#### EXERCISE REQUIREMENTS:
Do not copy the pictures; transcribe all other material exactly.

#### INFORMATION SHOWN:
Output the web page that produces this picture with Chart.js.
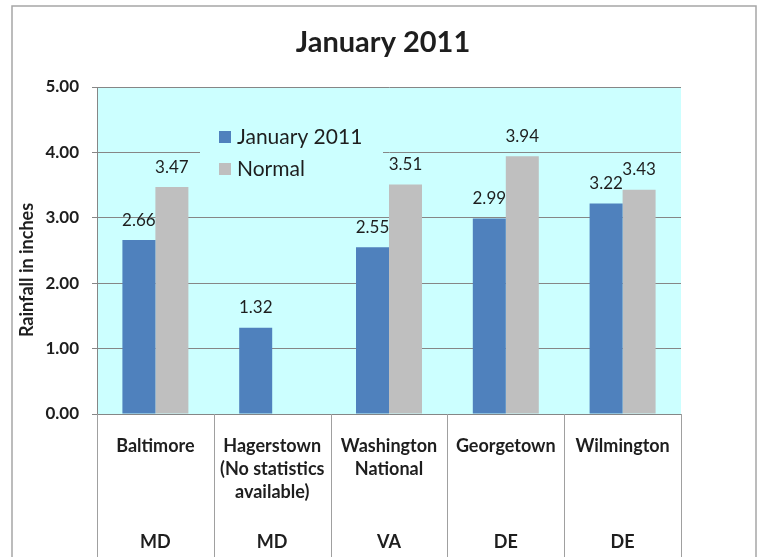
<!DOCTYPE html>
<html>
<head>
<meta charset="utf-8">
<script src="https://cdn.jsdelivr.net/npm/chart.js@4.4.0/dist/chart.umd.min.js"></script>
<style>
  html, body { margin: 0; padding: 0; background: #fff; }
  #wrap { width: 761px; height: 557px; position: relative; }
</style>
</head>
<body>
<div id="wrap"><canvas id="rainChart"></canvas></div>
<script>
// data
const cities = [['Baltimore'], ['Hagerstown', '(No statistics', 'available)'], ['Washington', 'National'], ['Georgetown'], ['Wilmington']];
const states = ['MD', 'MD', 'VA', 'DE', 'DE'];
const jan2011 = [2.66, 1.32, 2.55, 2.99, 3.22];
const normal = [3.47, null, 3.51, 3.94, 3.43];
const yMax = 5;
const yStep = 1;

const FONT = 'Lato, "Open Sans", sans-serif';
const GRID = '#868686';
const TEXT = '#1e1e1e';

// background, plot fill, outer frame and title
const framePlugin = {
    id: 'frame',
    beforeDraw(chart) {
        const { ctx, chartArea: a, width, height } = chart;
        ctx.save();
        ctx.fillStyle = '#fff';
        ctx.fillRect(0, 0, width, height);
        ctx.fillStyle = '#ccffff';
        ctx.fillRect(a.left, a.top, a.right - a.left, a.bottom - a.top);
        ctx.strokeStyle = '#a6a6a6';
        ctx.lineWidth = 1.5;
        ctx.strokeRect(12, 6, 744, height + 10);
        ctx.fillStyle = TEXT;
        ctx.font = 'bold 29px ' + FONT;
        ctx.textAlign = 'center';
        ctx.textBaseline = 'middle';
        ctx.fillText('January 2011', 383, 43);
        // y axis title
        ctx.translate(27, 270);
        ctx.rotate(-Math.PI / 2);
        ctx.font = 'bold 18px ' + FONT;
        ctx.fillText('Rainfall in inches', 0, 0);
        ctx.restore();
    }
};

// value labels above bars
const valueLabels = {
    id: 'valueLabels',
    afterDatasetsDraw(chart) {
        const { ctx } = chart;
        ctx.save();
        ctx.fillStyle = TEXT;
        ctx.font = '17px ' + FONT;
        ctx.textAlign = 'center';
        ctx.textBaseline = 'middle';
        chart.data.datasets.forEach((ds, di) => {
            chart.getDatasetMeta(di).data.forEach((bar, i) => {
                if (ds.data[i] == null) return;
                ctx.fillText(ds.data[i].toFixed(2), bar.x, bar.y - 20);
            });
        });
        ctx.restore();
    }
};

// legend inside the plot, over the grid
const insideLegend = {
    id: 'insideLegend',
    afterDraw(chart) {
        const { ctx, chartArea: a } = chart;
        const x0 = a.left + 103, y0 = a.top + 28;
        ctx.save();
        ctx.fillStyle = '#ccffff';
        ctx.fillRect(x0, y0, 183, 76);
        ctx.font = '21px ' + FONT;
        ctx.textBaseline = 'middle';
        chart.data.datasets.forEach((ds, i) => {
            const cy = y0 + 22 + i * 32;
            ctx.fillStyle = ds.backgroundColor;
            ctx.fillRect(x0 + 19, cy - 6, 12, 12);
            ctx.fillStyle = TEXT;
            ctx.fillText(ds.label, x0 + 37, cy);
        });
        ctx.restore();
    }
};

// two level category axis with divider lines
const categoryTable = {
    id: 'categoryTable',
    afterDraw(chart) {
        const { ctx, chartArea: a, height } = chart;
        const x = chart.scales.x;
        const half = (x.getPixelForValue(1) - x.getPixelForValue(0)) / 2;
        ctx.save();
        ctx.strokeStyle = '#a0a0a0';
        ctx.lineWidth = 1;
        ctx.fillStyle = TEXT;
        ctx.font = 'bold 18px ' + FONT;
        ctx.textAlign = 'center';
        ctx.textBaseline = 'middle';
        cities.forEach((lines, i) => {
            const cx = x.getPixelForValue(i);
            [cx - half, cx + half].forEach(lx => {
                ctx.beginPath();
                ctx.moveTo(Math.round(lx) + 0.5, a.bottom);
                ctx.lineTo(Math.round(lx) + 0.5, height);
                ctx.stroke();
            });
            lines.forEach((t, j) => ctx.fillText(t, cx, a.bottom + 32 + j * 23));
            ctx.fillText(states[i], cx, a.bottom + 128);
        });
        ctx.restore();
    }
};

new Chart(document.getElementById('rainChart'), {
    type: 'bar',
    data: {
        labels: cities.map(c => c.join(' ')),
        datasets: [
            { label: 'January 2011', data: jan2011, backgroundColor: '#4f81bd' },
            { label: 'Normal', data: normal, backgroundColor: '#bfbfbf' }
        ]
    },
    options: {
        responsive: true,
        maintainAspectRatio: false,
        animation: false,
        devicePixelRatio: 1,
        layout: { padding: { top: 87, right: 80, left: 0, bottom: 0 } },
        datasets: { bar: { categoryPercentage: 0.565, barPercentage: 1 } },
        plugins: { legend: { display: false }, title: { display: false }, tooltip: { enabled: false } },
        scales: {
            x: {
                grid: { display: false },
                border: { display: true, color: GRID },
                ticks: { display: false },
                afterFit(s) { s.height = 143; }
            },
            y: {
                min: 0,
                max: yMax,
                ticks: {
                    stepSize: yStep,
                    padding: 13,
                    color: TEXT,
                    font: { family: FONT, size: 17, weight: 'bold' },
                    callback: v => v.toFixed(2)
                },
                grid: { color: GRID, tickLength: 5 },
                border: { color: GRID },
                afterFit(s) { s.width = 97; }
            }
        }
    },
    plugins: [framePlugin, valueLabels, insideLegend, categoryTable]
});
</script>
</body>
</html>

#### EXPECTED OUTPUT:
Output the web page that produces this picture with Chart.js.
<!DOCTYPE html>
<html>
<head>
<meta charset="utf-8">
<script src="https://cdn.jsdelivr.net/npm/chart.js@4.4.0/dist/chart.umd.min.js"></script>
<style>
  html, body { margin: 0; padding: 0; background: #fff; }
  #wrap { width: 761px; height: 557px; position: relative; }
</style>
</head>
<body>
<div id="wrap"><canvas id="rainChart"></canvas></div>
<script>
// data
const cities = [['Baltimore'], ['Hagerstown', '(No statistics', 'available)'], ['Washington', 'National'], ['Georgetown'], ['Wilmington']];
const states = ['MD', 'MD', 'VA', 'DE', 'DE'];
const jan2011 = [2.66, 1.32, 2.55, 2.99, 3.22];
const normal = [3.47, null, 3.51, 3.94, 3.43];
const yMax = 5;
const yStep = 1;

const FONT = 'Lato, "Open Sans", sans-serif';
const GRID = '#868686';
const TEXT = '#1e1e1e';

// background, plot fill, outer frame and title
const framePlugin = {
    id: 'frame',
    beforeDraw(chart) {
        const { ctx, chartArea: a, width, height } = chart;
        ctx.save();
        ctx.fillStyle = '#fff';
        ctx.fillRect(0, 0, width, height);
        ctx.fillStyle = '#ccffff';
        ctx.fillRect(a.left, a.top, a.right - a.left, a.bottom - a.top);
        ctx.strokeStyle = '#a6a6a6';
        ctx.lineWidth = 1.5;
        ctx.strokeRect(12, 6, 744, height + 10);
        ctx.fillStyle = TEXT;
        ctx.font = 'bold 29px ' + FONT;
        ctx.textAlign = 'center';
        ctx.textBaseline = 'middle';
        ctx.fillText('January 2011', 383, 43);
        // y axis title
        ctx.translate(27, 270);
        ctx.rotate(-Math.PI / 2);
        ctx.font = 'bold 18px ' + FONT;
        ctx.fillText('Rainfall in inches', 0, 0);
        ctx.restore();
    }
};

// value labels above bars
const valueLabels = {
    id: 'valueLabels',
    afterDatasetsDraw(chart) {
        const { ctx } = chart;
        ctx.save();
        ctx.fillStyle = TEXT;
        ctx.font = '17px ' + FONT;
        ctx.textAlign = 'center';
        ctx.textBaseline = 'middle';
        chart.data.datasets.forEach((ds, di) => {
            chart.getDatasetMeta(di).data.forEach((bar, i) => {
                if (ds.data[i] == null) return;
                ctx.fillText(ds.data[i].toFixed(2), bar.x, bar.y - 20);
            });
        });
        ctx.restore();
    }
};

// legend inside the plot, over the grid
const insideLegend = {
    id: 'insideLegend',
    afterDraw(chart) {
        const { ctx, chartArea: a } = chart;
        const x0 = a.left + 103, y0 = a.top + 28;
        ctx.save();
        ctx.fillStyle = '#ccffff';
        ctx.fillRect(x0, y0, 183, 76);
        ctx.font = '21px ' + FONT;
        ctx.textBaseline = 'middle';
        chart.data.datasets.forEach((ds, i) => {
            const cy = y0 + 22 + i * 32;
            ctx.fillStyle = ds.backgroundColor;
            ctx.fillRect(x0 + 19, cy - 6, 12, 12);
            ctx.fillStyle = TEXT;
            ctx.fillText(ds.label, x0 + 37, cy);
        });
        ctx.restore();
    }
};

// two level category axis with divider lines
const categoryTable = {
    id: 'categoryTable',
    afterDraw(chart) {
        const { ctx, chartArea: a, height } = chart;
        const x = chart.scales.x;
        const half = (x.getPixelForValue(1) - x.getPixelForValue(0)) / 2;
        ctx.save();
        ctx.strokeStyle = '#a0a0a0';
        ctx.lineWidth = 1;
        ctx.fillStyle = TEXT;
        ctx.font = 'bold 18px ' + FONT;
        ctx.textAlign = 'center';
        ctx.textBaseline = 'middle';
        cities.forEach((lines, i) => {
            const cx = x.getPixelForValue(i);
            [cx - half, cx + half].forEach(lx => {
                ctx.beginPath();
                ctx.moveTo(Math.round(lx) + 0.5, a.bottom);
                ctx.lineTo(Math.round(lx) + 0.5, height);
                ctx.stroke();
            });
            lines.forEach((t, j) => ctx.fillText(t, cx, a.bottom + 32 + j * 23));
            ctx.fillText(states[i], cx, a.bottom + 128);
        });
        ctx.restore();
    }
};

new Chart(document.getElementById('rainChart'), {
    type: 'bar',
    data: {
        labels: cities.map(c => c.join(' ')),
        datasets: [
            { label: 'January 2011', data: jan2011, backgroundColor: '#4f81bd' },
            { label: 'Normal', data: normal, backgroundColor: '#bfbfbf' }
        ]
    },
    options: {
        responsive: true,
        maintainAspectRatio: false,
        animation: false,
        devicePixelRatio: 1,
        layout: { padding: { top: 87, right: 80, left: 0, bottom: 0 } },
        datasets: { bar: { categoryPercentage: 0.565, barPercentage: 1 } },
        plugins: { legend: { display: false }, title: { display: false }, tooltip: { enabled: false } },
        scales: {
            x: {
                grid: { display: false },
                border: { display: true, color: GRID },
                ticks: { display: false },
                afterFit(s) { s.height = 143; }
            },
            y: {
                min: 0,
                max: yMax,
                ticks: {
                    stepSize: yStep,
                    padding: 13,
                    color: TEXT,
                    font: { family: FONT, size: 17, weight: 'bold' },
                    callback: v => v.toFixed(2)
                },
                grid: { color: GRID, tickLength: 5 },
                border: { color: GRID },
                afterFit(s) { s.width = 97; }
            }
        }
    },
    plugins: [framePlugin, valueLabels, insideLegend, categoryTable]
});
</script>
</body>
</html>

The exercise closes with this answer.